Objectives: To develop predictive models of recovery from the vegetative state (VS) and minimally conscious state (MCS) after traumatic brain injury (TBI) and to gather preliminary evidence on the impact of various psychotropic medications on the recovery process to support future randomized controlled trials. Design Longitudinal observational cohort design, in which demographic information, injury and acute care history, neuroimaging data, and an initial Disability Rating Scale (DRS) score were collected at the time of study enrollment.
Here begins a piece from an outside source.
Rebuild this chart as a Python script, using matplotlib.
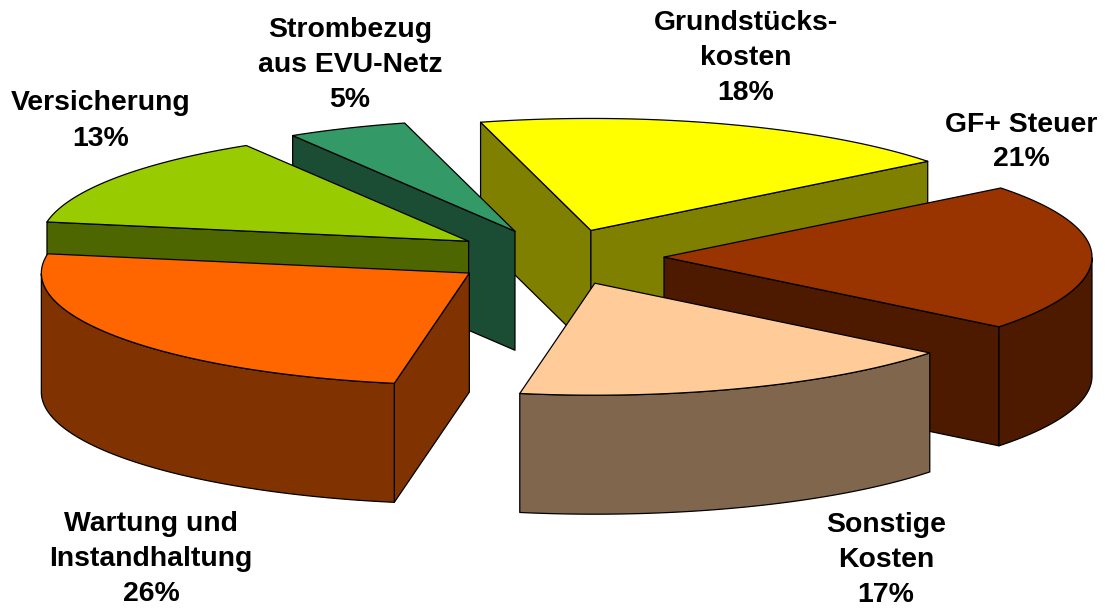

Weekly follow-up data, consisting of DRS score, current psychoactive medications, and medical complications, were gathered until discharge from inpatient rehabilitation.
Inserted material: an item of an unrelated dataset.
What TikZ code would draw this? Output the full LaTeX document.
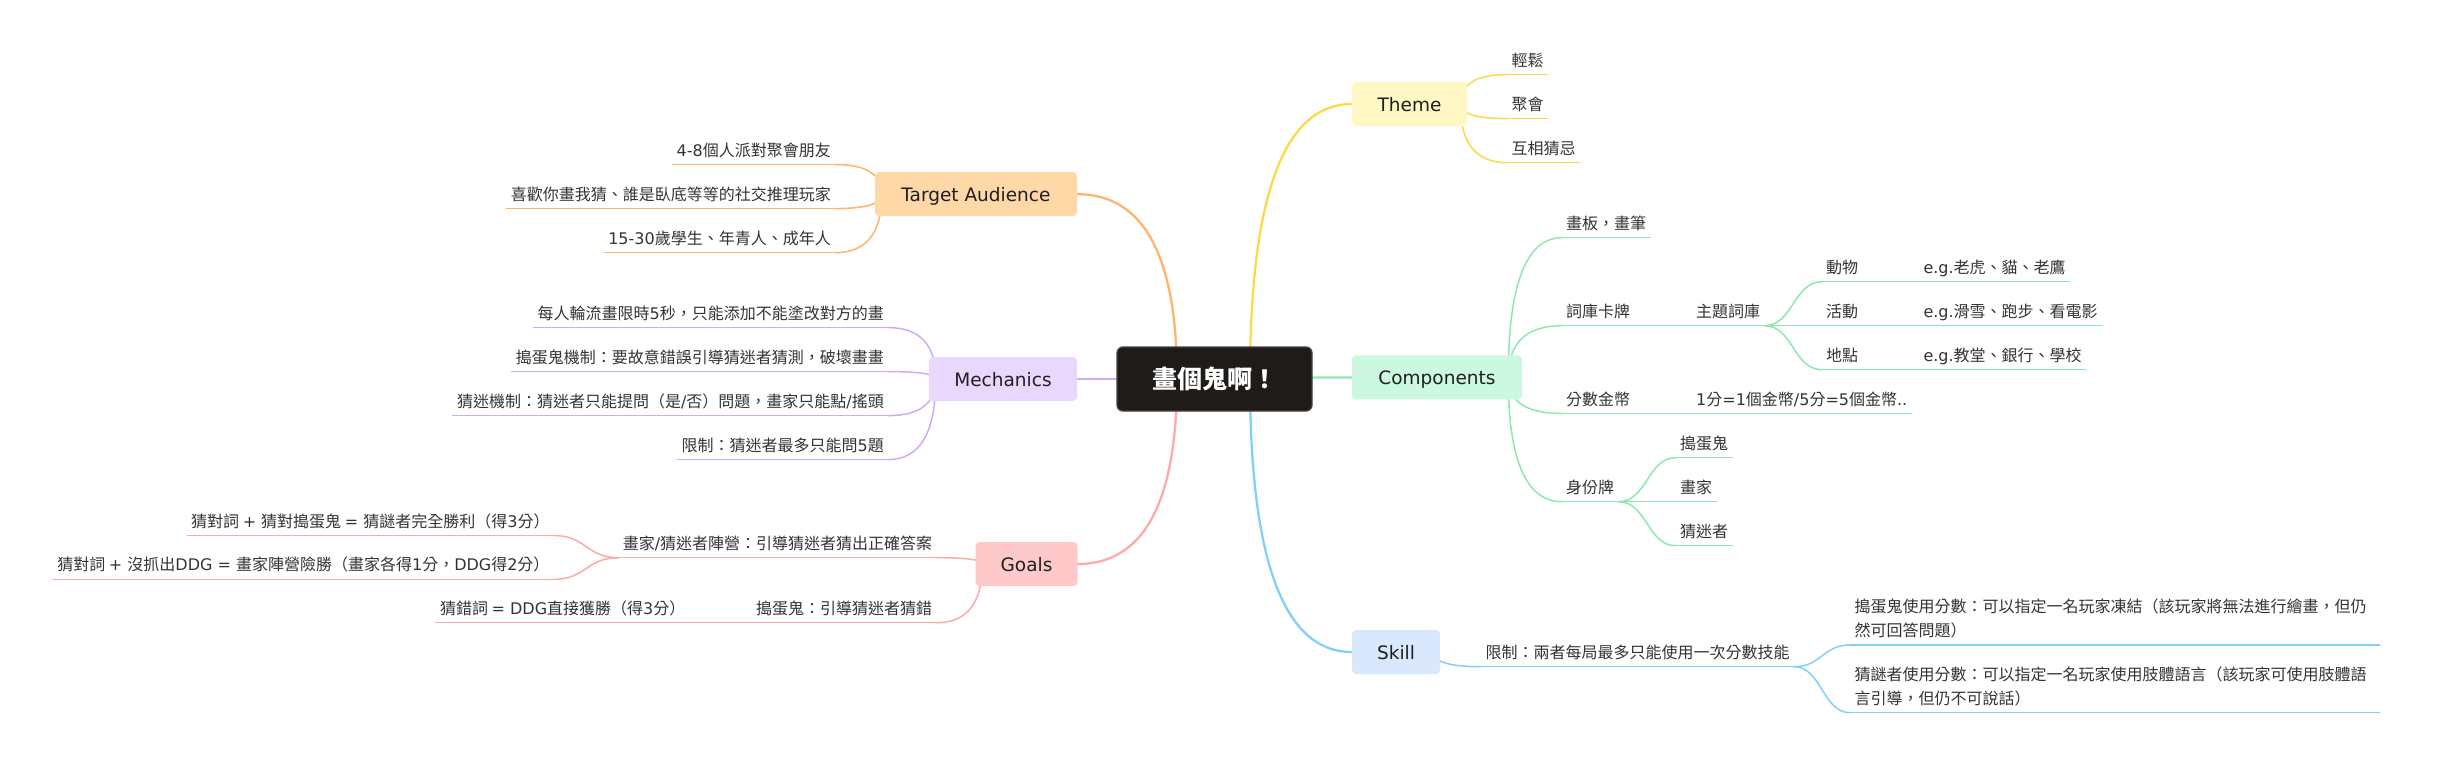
\documentclass[tikz,border=0pt]{standalone}
\usepackage{fontspec}
\setmainfont{DejaVu Sans}
\newfontfamily\latf{DejaVu Sans}
\newfontfamily\cjkf{Noto Sans CJK TC}
\XeTeXinterchartokenstate=1
\newXeTeXintercharclass\cjkcls
\newcount\cjkcc
\cjkcc="2E80
\loop \XeTeXcharclass\cjkcc=\cjkcls \advance\cjkcc by 1 \ifnum\cjkcc<"A000 \repeat
\cjkcc="FF00
\loop \XeTeXcharclass\cjkcc=\cjkcls \advance\cjkcc by 1 \ifnum\cjkcc<"FFF0 \repeat
\XeTeXinterchartoks 0 \cjkcls = {\cjkf}
\XeTeXinterchartoks 4095 \cjkcls = {\cjkf}
\XeTeXinterchartoks \cjkcls 0 = {\latf}
\XeTeXinterchartoks 4095 0 = {\latf}
\usetikzlibrary{calc,backgrounds}
\definecolor{thc}{HTML}{FDD84A}\definecolor{thf}{HTML}{FFF8C4}
\definecolor{tac}{HTML}{FFB36B}\definecolor{taf}{HTML}{FFD8A8}
\definecolor{mec}{HTML}{D1AAF5}\definecolor{mef}{HTML}{E9D7FD}
\definecolor{goc}{HTML}{FFA9A9}\definecolor{gof}{HTML}{FFC9C9}
\definecolor{coc}{HTML}{8DE8B0}\definecolor{cof}{HTML}{CCF8E1}
\definecolor{skc}{HTML}{82D0FA}\definecolor{skf}{HTML}{D9E8FD}
\definecolor{rootf}{HTML}{1F1B18}\definecolor{rootd}{HTML}{46423E}
\definecolor{leaftxt}{HTML}{333333}\definecolor{titletxt}{HTML}{1F1F1F}
\newcommand\myleaf{\fontsize{16pt}{24pt}\selectfont}
\newcommand\mytitle{\fontsize{18.5pt}{22pt}\selectfont}
\newcommand\myroot{\fontsize{25pt}{30pt}\selectfont\bfseries}
\newcommand\qcv[3]{\draw[#1] let \p1=(#2), \p2=(#3) in (\p1) .. controls (\x1,{\y1+0.6667*(\y2-\y1)}) and ({\x2+0.6667*(\x1-\x2)},\y2) .. (\p2);}
\newcommand\scv[3]{\draw[#1] let \p1=(#2), \p2=(#3) in (\p1) .. controls ({0.5*(\x1+\x2)},\y1) and ({0.5*(\x1+\x2)},\y2) .. (\p2);}
\newcommand\ulv[2]{\draw[#1] (#2.south west) -- (#2.south east);}
\begin{document}
\begin{tikzpicture}[x=1pt,y=-1pt,
  titlebox/.style={rounded corners=4pt, minimum height=44pt, inner sep=0pt, text height=14.5pt, text depth=0pt, font=\mytitle, text=titletxt},
  leafR/.style={anchor=south west, inner xsep=4pt, inner ysep=0pt, text depth=8.3pt, font=\myleaf, text=leaftxt},
  leafL/.style={leafR, anchor=south east},
  twoline/.style={leafR, text width=521pt, align=left, text depth=32.3pt},
  mainln/.style={line width=2.3pt, line cap=round},
  subln/.style={line width=1.5pt, line cap=round}]
\useasboundingbox (0,0) rectangle (2439,758);
% root
\node[fill=rootf, draw=rootd, line width=1.3pt, rounded corners=6pt, minimum width=195pt, minimum height=64pt, inner sep=0pt, text height=19pt, text depth=0pt, text=white, font=\myroot] (root) at (1214.5,379) {畫個鬼啊！};
% titles
\node[titlebox, fill=taf, minimum width=202pt] (ta) at (976,194.2) {Target Audience};
\node[titlebox, fill=mef, minimum width=148pt] (me) at (1003,379) {Mechanics};
\node[titlebox, fill=gof, minimum width=102pt] (go) at (1026.5,564) {Goals};
\node[titlebox, fill=thf, minimum width=115pt] (th) at (1409.5,104) {Theme};
\node[titlebox, fill=cof, minimum width=170pt] (co) at (1437,377.4) {Components};
\node[titlebox, fill=skf, minimum width=88pt] (sk) at (1396,652) {Skill};
% origins
\coordinate (rL) at ($(root.center)+(-37.5,0)$);
\coordinate (rR) at ($(root.center)+(35.5,0)$);
\coordinate (taO) at ($(ta.west)+(7,0)$);
\coordinate (meO) at ($(me.west)+(7,0)$);
\coordinate (goO) at ($(go.west)+(7,0)$);
\coordinate (thO) at ($(th.east)+(-7,0)$);
\coordinate (coO) at ($(co.east)+(-14,0)$);
\coordinate (skO) at ($(sk.east)+(-7,0)$);
% Theme leaves
\node[leafR] (t1) at (1507.4,74.5) {輕鬆};
\node[leafR] (t2) at (1507.4,118.6) {聚會};
\node[leafR] (t3) at (1507.4,162.7) {互相猜忌};
% Target audience leaves
\node[leafL] (a1) at (835,164.5) {4-8個人派對聚會朋友};
\node[leafL] (a2) at (835,208.6) {喜歡你畫我猜、誰是臥底等等的社交推理玩家};
\node[leafL] (a3) at (835,252.7) {15-30歲學生、年青人、成年人};
% Mechanics leaves
\node[leafL] (m1) at (888,327.6) {每人輪流畫限時5秒，只能添加不能塗改對方的畫};
\node[leafL] (m2) at (888,371.6) {搗蛋鬼機制：要故意錯誤引導猜迷者猜測，破壞畫畫};
\node[leafL] (m3) at (888,415.6) {猜迷機制：猜迷者只能提問（是/否）問題，畫家只能點/搖頭};
\node[leafL] (m4) at (888,459.6) {限制：猜迷者最多只能問5題};
% Goals leaves
\node[leafL] (g1) at (936.4,557.7) {畫家/猜迷者陣營：引導猜迷者猜出正確答案};
\node[leafL] (g11) at (553.7,535.5) {猜對詞 + 猜對搗蛋鬼 = 猜謎者完全勝利（得3分）};
\node[leafL] (g12) at (553.7,579.3) {猜對詞 + 沒抓出DDG = 畫家陣營險勝（畫家各得1分，DDG得2分）};
\node[leafL] (g2) at (936.4,622.7) {搗蛋鬼：引導猜迷者猜錯};
\node[leafL] (g21) at (689.6,622.7) {猜錯詞 = DDG直接獲勝（得3分）};
% Components leaves
\node[leafR] (c1) at (1562,237.7) {畫板，畫筆};
\node[leafR] (c2) at (1562,325.7) {詞庫卡牌};
\node[leafR] (c21) at (1692,325.7) {主題詞庫};
\node[leafR] (c211) at (1822,281.7) {動物};
\node[leafR] (c212) at (1822,325.7) {活動};
\node[leafR] (c213) at (1822,369.7) {地點};
\node[leafR] (e1) at (1919.3,281.7) {e.g.老虎、貓、老鷹};
\node[leafR] (e2) at (1919.3,325.7) {e.g.滑雪、跑步、看電影};
\node[leafR] (e3) at (1919.3,369.7) {e.g.教堂、銀行、學校};
\node[leafR] (c3) at (1562,413.5) {分數金幣};
\node[leafR] (c31) at (1692,413.5) {1分=1個金幣/5分=5個金幣..};
\node[leafR] (c4) at (1562,501.7) {身份牌};
\node[leafR] (c41) at (1676,457.7) {搗蛋鬼};
\node[leafR] (c42) at (1676,501.7) {畫家};
\node[leafR] (c43) at (1676,545.7) {猜迷者};
% Skill leaves
\node[leafR] (s1) at (1481.3,666.7) {限制：兩者每局最多只能使用一次分數技能};
\node[twoline] (s11) at (1850.4,645) {搗蛋鬼使用分數：可以指定一名玩家凍結（該玩家將無法進行繪畫，但仍\\然可回答問題）};
\node[twoline] (s12) at (1850.4,712.7) {猜謎者使用分數：可以指定一名玩家使用肢體語言（該玩家可使用肢體語\\言引導，但仍不可說話）};
\begin{scope}[on background layer]
% main branches
\qcv{mainln,thc}{rR}{th.west}
\qcv{mainln,coc}{rR}{co.west}
\qcv{mainln,skc}{rR}{sk.west}
\qcv{mainln,tac}{rL}{ta.east}
\qcv{mainln,mec}{rL}{me.east}
\qcv{mainln,goc}{rL}{go.east}
% theme
\foreach \nd in {t1,t2,t3}{\qcv{subln,thc}{thO}{\nd.south west}\ulv{subln,thc}{\nd}}
% target
\foreach \nd in {a1,a2,a3}{\qcv{subln,tac}{taO}{\nd.south east}\ulv{subln,tac}{\nd}}
% mechanics
\foreach \nd in {m1,m2,m3,m4}{\qcv{subln,mec}{meO}{\nd.south east}\ulv{subln,mec}{\nd}}
% goals
\foreach \nd in {g1,g2}{\qcv{subln,goc}{goO}{\nd.south east}\ulv{subln,goc}{\nd}}
\foreach \nd in {g11,g12}{\scv{subln,goc}{g1.south west}{\nd.south east}\ulv{subln,goc}{\nd}}
\scv{subln,goc}{g2.south west}{g21.south east}\ulv{subln,goc}{g21}
% components
\foreach \nd in {c1,c2,c3,c4}{\qcv{subln,coc}{coO}{\nd.south west}\ulv{subln,coc}{\nd}}
\scv{subln,coc}{c2.south east}{c21.south west}\ulv{subln,coc}{c21}
\foreach \nd/\md in {c211/e1,c212/e2,c213/e3}{\scv{subln,coc}{c21.south east}{\nd.south west}\ulv{subln,coc}{\nd}\scv{subln,coc}{\nd.south east}{\md.south west}\ulv{subln,coc}{\md}}
\scv{subln,coc}{c3.south east}{c31.south west}\ulv{subln,coc}{c31}
\foreach \nd in {c41,c42,c43}{\scv{subln,coc}{c4.south east}{\nd.south west}\ulv{subln,coc}{\nd}}
% skill
\qcv{subln,skc}{skO}{s1.south west}\ulv{subln,skc}{s1}
\foreach \nd in {s11,s12}{\scv{subln,skc}{s1.south east}{\nd.south west}\ulv{subln,skc}{\nd}}
\end{scope}
\end{tikzpicture}
\end{document}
Setting: Seven acute inpatient rehabilitation facilities in the United States and Europe with specialized programs for treating patients in the VS and MCS.
Participants: People with TBI (N=124) who were in the VS or MCS 4 to 16 weeks after injury.
Interventions: Not applicable.
Main outcome measures: DRS score at 16 weeks after injury and time until commands were first followed (among those participants demonstrating no command following at study enrollment). Results DRS score at enrollment, time between injury and enrollment, and rate of DRS change during the first 2 weeks of poststudy observation were all highly predictive of both outcomes. No variables related to injury characteristics or lesions on neuroimaging were significant predictors. Of the psychoactive medications, amantadine hydrochloride was associated with greater recovery and dantrolene sodium was associated with less recovery, in terms of the DRS score at 16 weeks but not the time until commands were followed. More detailed analysis of the timing of functional improvement, with respect to the initiation of amantadine provided suggestive, but not definitive, evidence of the drug's causal role.
Conclusions: These findings show the feasibility of improving outcome prediction from the VS and MCS using readily available clinical variables and provide suggestive evidence for the effects of amantadine and dantrolene, but these results require confirmation through randomized controlled trials.